The ruling forces the federal government to submit a short-term plan to rebuild the regulator's capacity to tackle large frauds and clear its case backlog.

Overview

  • The Supreme Federal Court unanimously confirmed Minister Flávio Dino's May decision that redirects about 70% of the market supervision tax to the Comissão de Valores Mobiliários (CVM), restoring funds long retained by the Treasury.
  • The court ordered the Union to deliver an emergency plan within 20 business days and a medium-term plan within 90 days to speed up prosecutions, boost staffing and expand technology for supervision.
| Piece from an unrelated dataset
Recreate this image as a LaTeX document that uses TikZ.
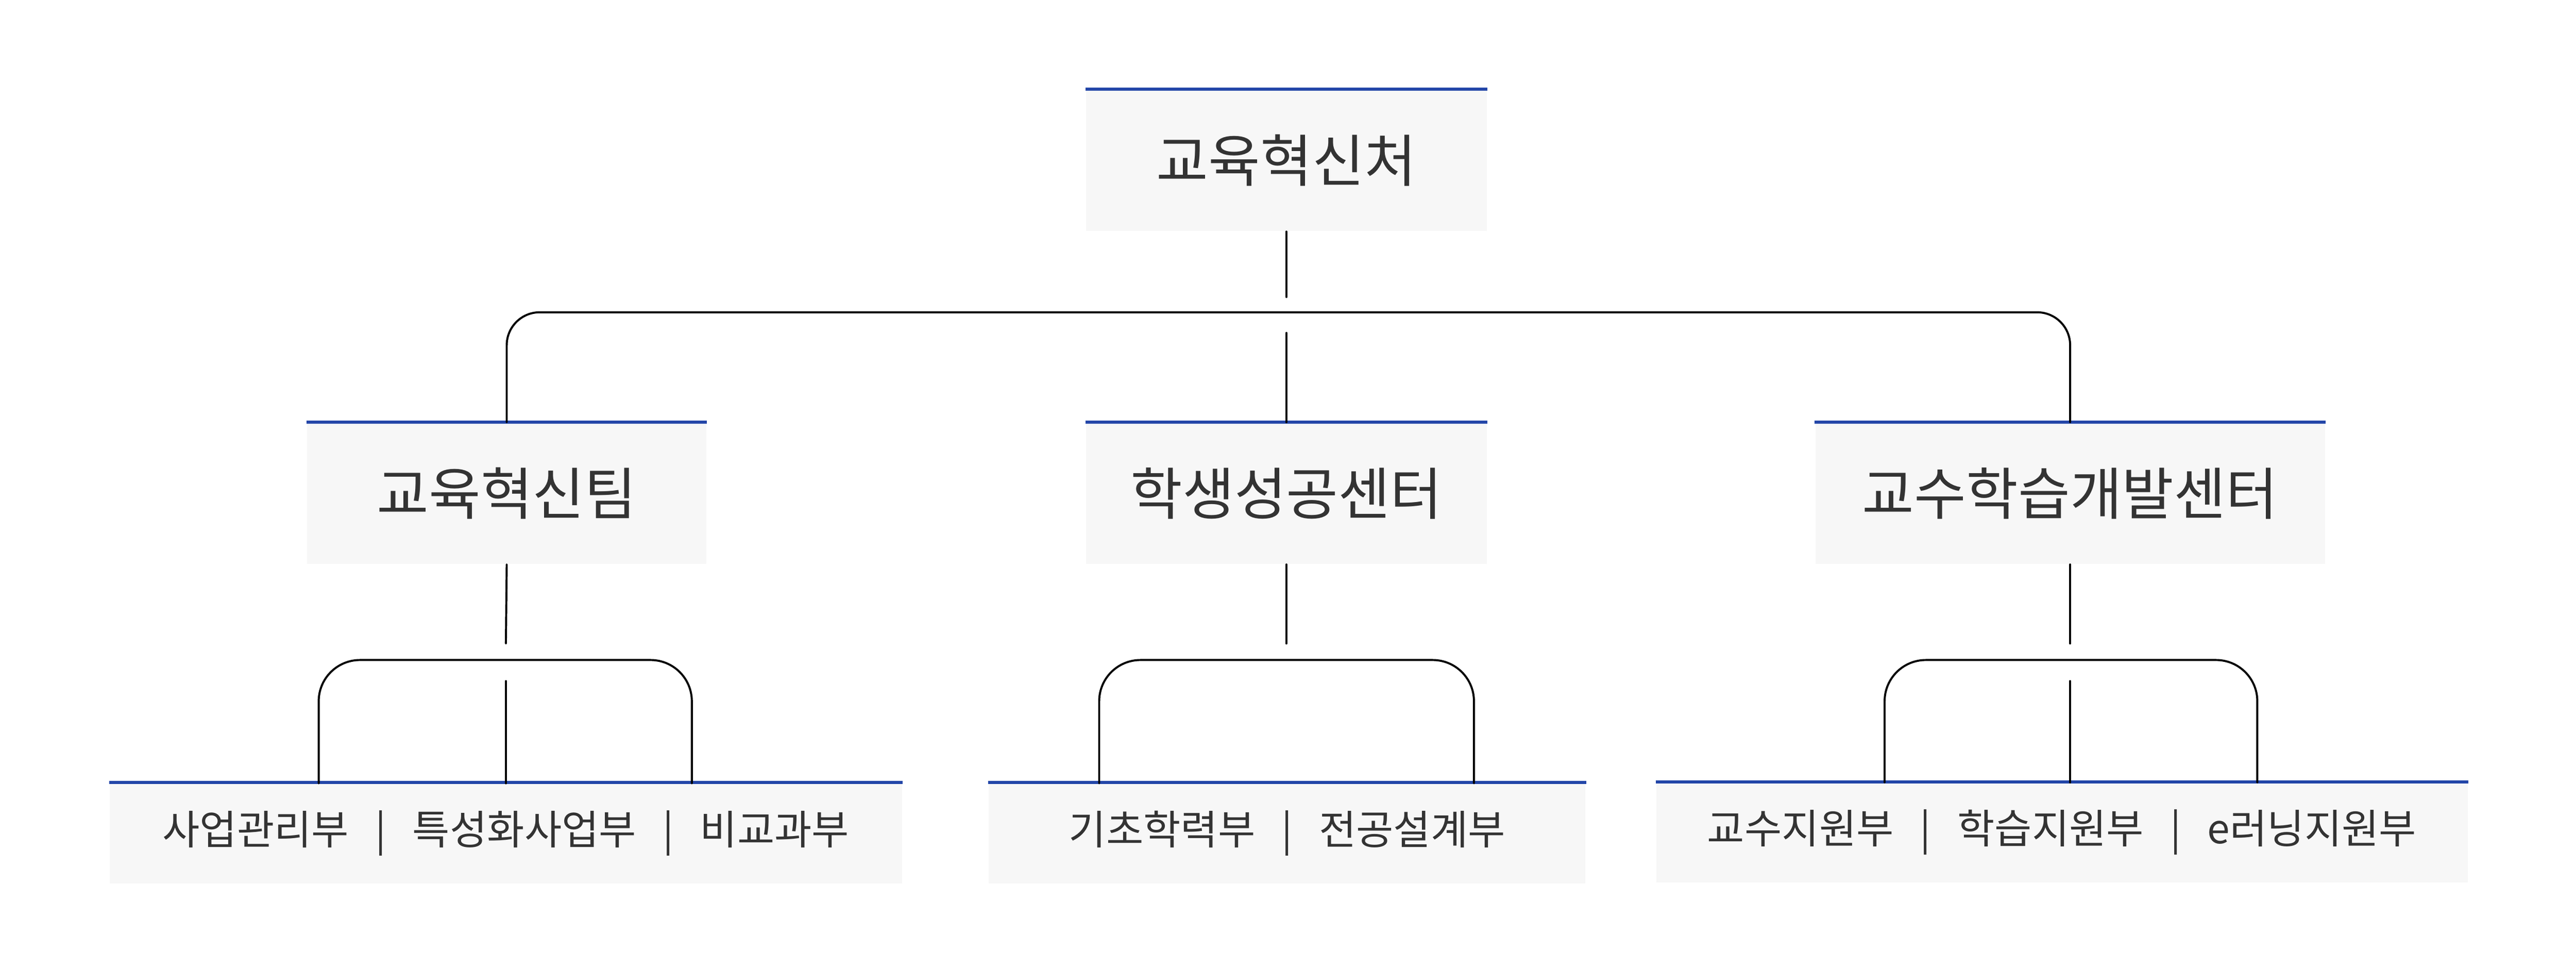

  • The CVM has finalized a draft of emergency measures that includes rapid hiring steps, technology upgrades, concentrated enforcement 'mutirões', temporary bonuses and overtime and has sent the draft to the Ministry of Finance for formal submission.
  • The regulator operates with roughly 500 employees to oversee a capital market worth about R$18 trillion and carries a large stock of unresolved sanctionable cases, which experts say will require public hiring contests and budget renegotiation to fix.
  • Two new directors, Otto Lobo and Igor Muniz, were approved by the Senate with one board seat still vacant, and officials warn that legal, administrative and Treasury negotiations will determine how quickly the court's decision produces real enforcement capacity.